- [TASK STATEMENT]: Retype the opening lines of the data exactly, stopping after the line that contains "ax = fig.add_axes([0.1478, 0.0711, 0.8557, 0.9000])". Skip every picture.

- [MATERIAL FOR THIS TASK]:
+===+

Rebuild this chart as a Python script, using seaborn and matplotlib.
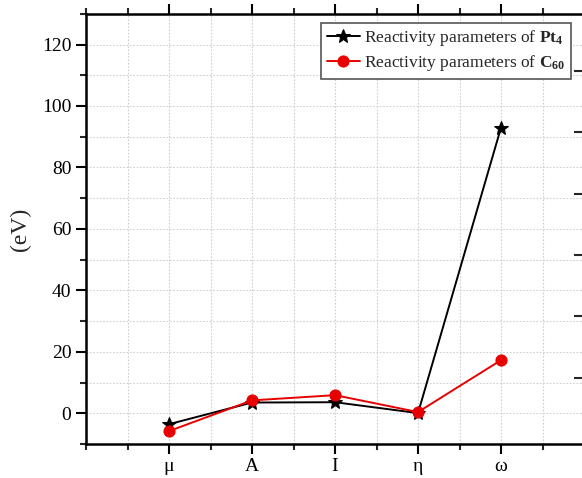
import numpy as np
import pandas as pd
import matplotlib
matplotlib.use("Agg")
import matplotlib.pyplot as plt
from matplotlib.ticker import MultipleLocator, FixedLocator, NullFormatter
import seaborn as sns

# Global reactivity descriptors (eV)
categories = ["μ", "A", "I", "η", "ω"]
pt4_values = [-3.55, 3.5, 3.6, 0.07, 93.0]
c60_values = [-5.8, 4.2, 5.9, 0.4, 17.3]
pt4_label = r"Reactivity parameters of $\mathbf{Pt_4}$"
c60_label = r"Reactivity parameters of $\mathbf{C_{60}}$"
y_label = "(eV)"

sns.set_style("ticks")
plt.rcParams["font.family"] = ["Liberation Serif", "DejaVu Serif"]
plt.rcParams["mathtext.fontset"] = "custom"
plt.rcParams["mathtext.rm"] = "Liberation Serif"
plt.rcParams["mathtext.bf"] = "Liberation Serif:bold"
plt.rcParams["mathtext.it"] = "Liberation Serif:italic"

positions = np.arange(len(categories)) + 1
df = pd.DataFrame({
    "pos": np.concatenate([positions, positions]),
    "value": pt4_values + c60_values,
    "series": [pt4_label] * len(categories) + [c60_label] * len(categories),
})

fig = plt.figure(figsize=(5.82, 4.78), dpi=100)
ax = fig.add_axes([0.1478, 0.0711, 0.8557, 0.9000])

sns.lineplot(data=df[df.series == pt4_label], x="pos", y="value", ax=ax,
             color="black", marker="*", markersize=10, markeredgecolor="black",
             linewidth=1.4, label=pt4_label, zorder=3)
sns.lineplot(data=df[df.series == c60_label], x="pos", y="value", ax=ax,
             color="#e80000", marker="o", markersize=8, markeredgecolor="#e80000",
             linewidth=1.4, label=c60_label, zorder=4)

ax.set_xlim(0, 6)
ax.set_ylim(-10, 130)
ax.xaxis.set_major_locator(FixedLocator(positions))
ax.set_xticklabels(categories)
ax.xaxis.set_minor_locator(MultipleLocator(0.5))
ax.yaxis.set_major_locator(MultipleLocator(20))
ax.yaxis.set_minor_locator(MultipleLocator(10))
ax.set_xlabel("")
ax.set_ylabel(y_label, fontsize=17, labelpad=8)

ax.grid(True, which="both", color="#cfcfcf", linestyle=(0, (1.5, 1.5)), linewidth=0.8)
ax.set_axisbelow(True)

for side in ["left", "bottom", "top", "right"]:
    ax.spines[side].set_linewidth(1.8)
    ax.spines[side].set_color("black")

ax.tick_params(axis="both", which="major", direction="out", length=7, width=1.5,
               labelsize=14, colors="black", top=True)
ax.tick_params(axis="both", which="minor", direction="out", length=4, width=1.5, top=True)
ax.tick_params(axis="x", which="major", pad=3, labelsize=14)
ax.tick_params(axis="x", which="both", labeltop=False)

# secondary scale on the right edge, ticks only
rax = ax.twinx()
rax.set_ylim(ax.get_ylim())
rax.yaxis.set_major_locator(FixedLocator([11.5, 31.5, 51.5, 71.5, 91.5, 111.5]))
rax.yaxis.set_major_formatter(NullFormatter())
rax.tick_params(axis="y", direction="in", length=7, width=1.5)
for side in rax.spines.values():
    side.set_visible(False)

leg = ax.legend(loc="upper right", bbox_to_anchor=(0.98, 0.987), fontsize=12.5,
                frameon=True, fancybox=False, edgecolor="#555555", framealpha=1,
                handlelength=1.9, borderpad=0.3, labelspacing=0.3, handletextpad=0.25,
                borderaxespad=0.2)
leg.get_frame().set_linewidth(1.2)

fig.savefig("out.png", dpi=100)
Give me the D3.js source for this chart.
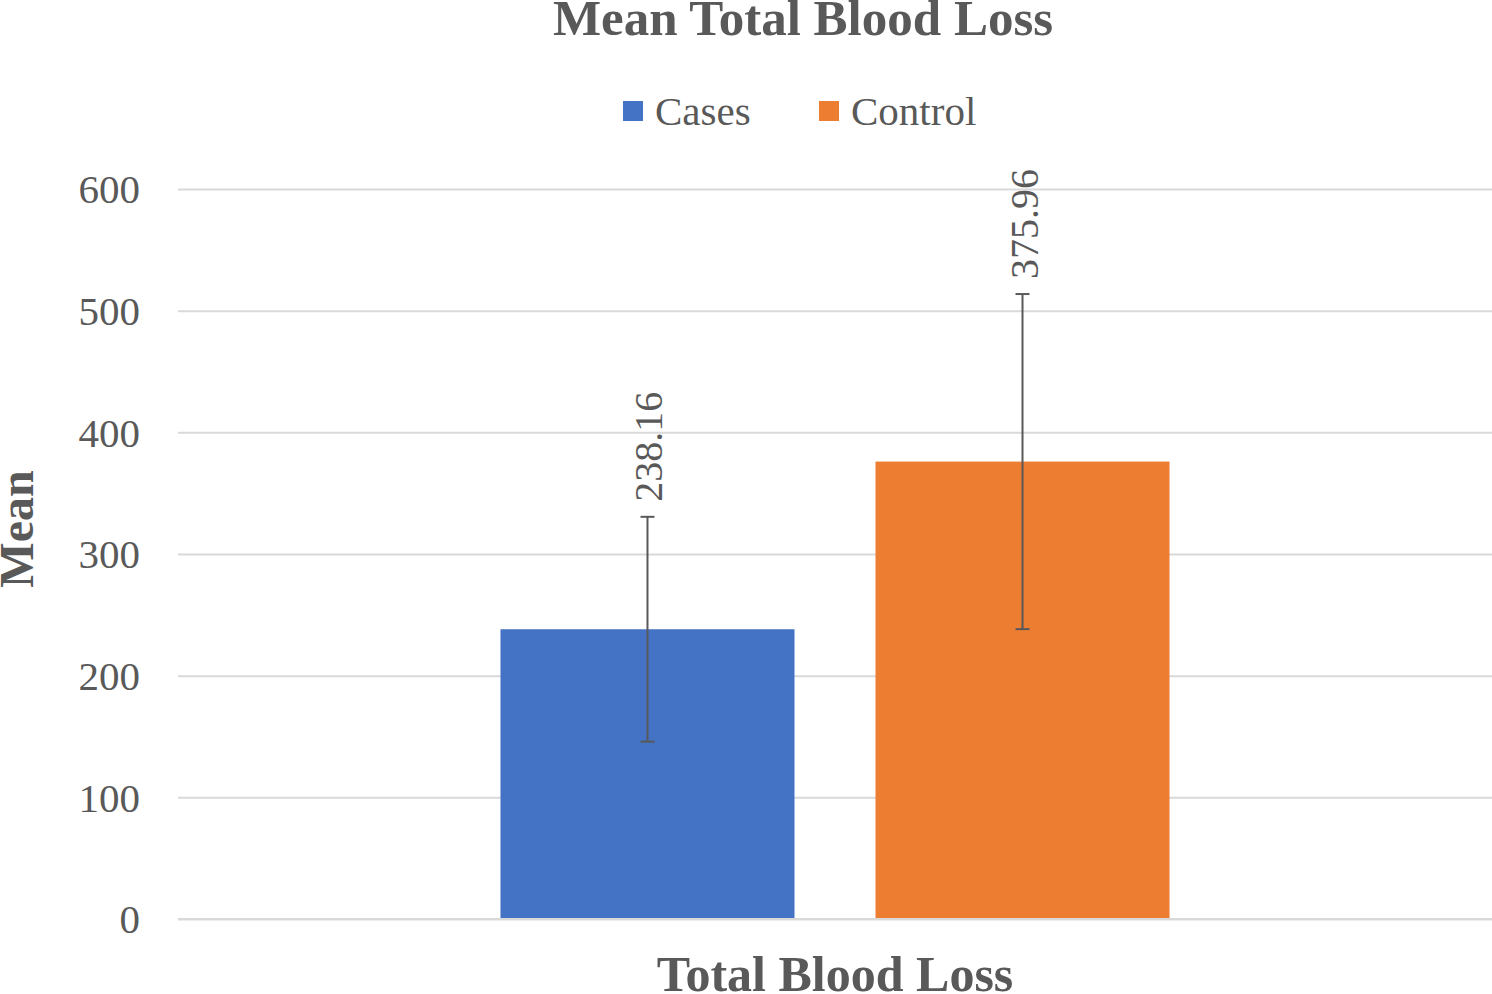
<!DOCTYPE html>
<html>
<head>
<meta charset="utf-8">
<script src="https://cdn.jsdelivr.net/npm/d3@7"></script>
<style>
  html, body { margin: 0; padding: 0; background: #fff; }
  svg { display: block; }
</style>
</head>
<body>
<svg id="chart" width="1492" height="994"></svg>
<script>
const categories = ["Total Blood Loss"];
const seriesNames = ["Cases", "Control"];
const seriesColors = ["#4472c4", "#ed7d31"];
const meanValues = [238.16, 375.96];
const errorValues = [92.4, 137.7];
const valueLabels = ["238.16", "375.96"];
const yTicks = [0, 100, 200, 300, 400, 500, 600];

const FONT = "'Liberation Serif', 'Times New Roman', Times, serif";
const TXT = "#595959";

const svg = d3.select("#chart").attr("font-family", FONT);
const plot = { left: 178, right: 1492, top: 189, bottom: 919 };

const y = d3.scaleLinear().domain([0, 600]).range([plot.bottom, plot.top]);
const x0 = d3.scaleBand().domain(categories).range([plot.left, plot.right]).paddingInner(0).paddingOuter(0.482);
const x1 = d3.scaleBand().domain(seriesNames).range([0, x0.bandwidth()]).paddingInner(0.216).paddingOuter(0);
const color = d3.scaleOrdinal().domain(seriesNames).range(seriesColors);

// gridlines + tick labels
const yAxis = d3.axisLeft(y).tickValues(yTicks).tickSize(-(plot.right - plot.left)).tickPadding(38).tickFormat(d3.format("d"));
const gA = svg.append("g").attr("transform", `translate(${plot.left},0)`).call(yAxis)
  .attr("font-family", FONT);
gA.select(".domain").remove();
gA.selectAll(".tick line").attr("stroke", "#d9d9d9").attr("stroke-width", 2);
gA.selectAll(".tick text").attr("font-size", 41).attr("fill", TXT)
  .attr("font-family", FONT).attr("dy", "0.34em");

const data = seriesNames.map((s, i) => ({ cat: categories[0], series: s, value: meanValues[i], err: errorValues[i], label: valueLabels[i] }));

const g = svg.append("g");
g.selectAll("rect.bar").data(data).join("rect")
  .attr("class", "bar")
  .attr("x", d => x0(d.cat) + x1(d.series))
  .attr("width", x1.bandwidth())
  .attr("y", d => y(d.value))
  .attr("height", d => y(0) - y(d.value))
  .attr("fill", d => color(d.series));

// baseline on top of bars
svg.append("line").attr("x1", plot.left).attr("x2", plot.right).attr("y1", y(0)).attr("y2", y(0))
  .attr("stroke", "#d9d9d9").attr("stroke-width", 2);

// error bars
const eb = g.selectAll("g.err").data(data).join("g").attr("class", "err");
const cx = d => x0(d.cat) + x1(d.series) + x1.bandwidth() / 2;
const cap = 7;
eb.append("line").attr("x1", cx).attr("x2", cx).attr("y1", d => y(d.value + d.err)).attr("y2", d => y(d.value - d.err))
  .attr("stroke", TXT).attr("stroke-width", 2);
eb.append("line").attr("x1", d => cx(d) - cap).attr("x2", d => cx(d) + cap).attr("y1", d => y(d.value + d.err)).attr("y2", d => y(d.value + d.err))
  .attr("stroke", TXT).attr("stroke-width", 2);
eb.append("line").attr("x1", d => cx(d) - cap).attr("x2", d => cx(d) + cap).attr("y1", d => y(d.value - d.err)).attr("y2", d => y(d.value - d.err))
  .attr("stroke", TXT).attr("stroke-width", 2);

// value labels (rotated)
g.selectAll("text.val").data(data).join("text")
  .attr("class", "val")
  .attr("transform", d => `translate(${cx(d) + 15},${y(d.value + d.err) - 15}) rotate(-90)`)
  .attr("font-family", FONT)
  .attr("font-size", 40)
  .attr("fill", TXT)
  .attr("text-anchor", "start")
  .text(d => d.label);

// title
svg.append("text").attr("x", 803).attr("y", 35).attr("text-anchor", "middle")
  .attr("font-family", FONT).attr("fill", TXT)
  .attr("font-size", 51).attr("font-weight", "bold").text("Mean Total Blood Loss");

// legend
const legendX = [623, 819];
const lg = svg.append("g");
seriesNames.forEach((s, i) => {
  lg.append("rect").attr("x", legendX[i]).attr("y", 101).attr("width", 20).attr("height", 20).attr("fill", color(s));
  lg.append("text").attr("x", legendX[i] + 32).attr("y", 125)
    .attr("font-family", FONT).attr("fill", TXT).attr("font-size", 41).text(s);
});

// axis titles
svg.append("text").attr("x", (plot.left + plot.right) / 2).attr("y", 991).attr("text-anchor", "middle")
  .attr("font-family", FONT).attr("fill", TXT)
  .attr("font-size", 50).attr("font-weight", "bold").text(categories[0]);
svg.append("text").attr("transform", `translate(33,529) rotate(-90)`).attr("text-anchor", "middle")
  .attr("font-family", FONT).attr("fill", TXT)
  .attr("font-size", 48).attr("font-weight", "bold").text("Mean");
</script>
</body>
</html>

+===+

- [SOLUTION FOR THIS TASK]:
Rebuild this chart as a Python script, using seaborn and matplotlib.
import numpy as np
import pandas as pd
import matplotlib
matplotlib.use("Agg")
import matplotlib.pyplot as plt
from matplotlib.ticker import MultipleLocator, FixedLocator, NullFormatter
import seaborn as sns

# Global reactivity descriptors (eV)
categories = ["μ", "A", "I", "η", "ω"]
pt4_values = [-3.55, 3.5, 3.6, 0.07, 93.0]
c60_values = [-5.8, 4.2, 5.9, 0.4, 17.3]
pt4_label = r"Reactivity parameters of $\mathbf{Pt_4}$"
c60_label = r"Reactivity parameters of $\mathbf{C_{60}}$"
y_label = "(eV)"

sns.set_style("ticks")
plt.rcParams["font.family"] = ["Liberation Serif", "DejaVu Serif"]
plt.rcParams["mathtext.fontset"] = "custom"
plt.rcParams["mathtext.rm"] = "Liberation Serif"
plt.rcParams["mathtext.bf"] = "Liberation Serif:bold"
plt.rcParams["mathtext.it"] = "Liberation Serif:italic"

positions = np.arange(len(categories)) + 1
df = pd.DataFrame({
    "pos": np.concatenate([positions, positions]),
    "value": pt4_values + c60_values,
    "series": [pt4_label] * len(categories) + [c60_label] * len(categories),
})

fig = plt.figure(figsize=(5.82, 4.78), dpi=100)
ax = fig.add_axes([0.1478, 0.0711, 0.8557, 0.9000])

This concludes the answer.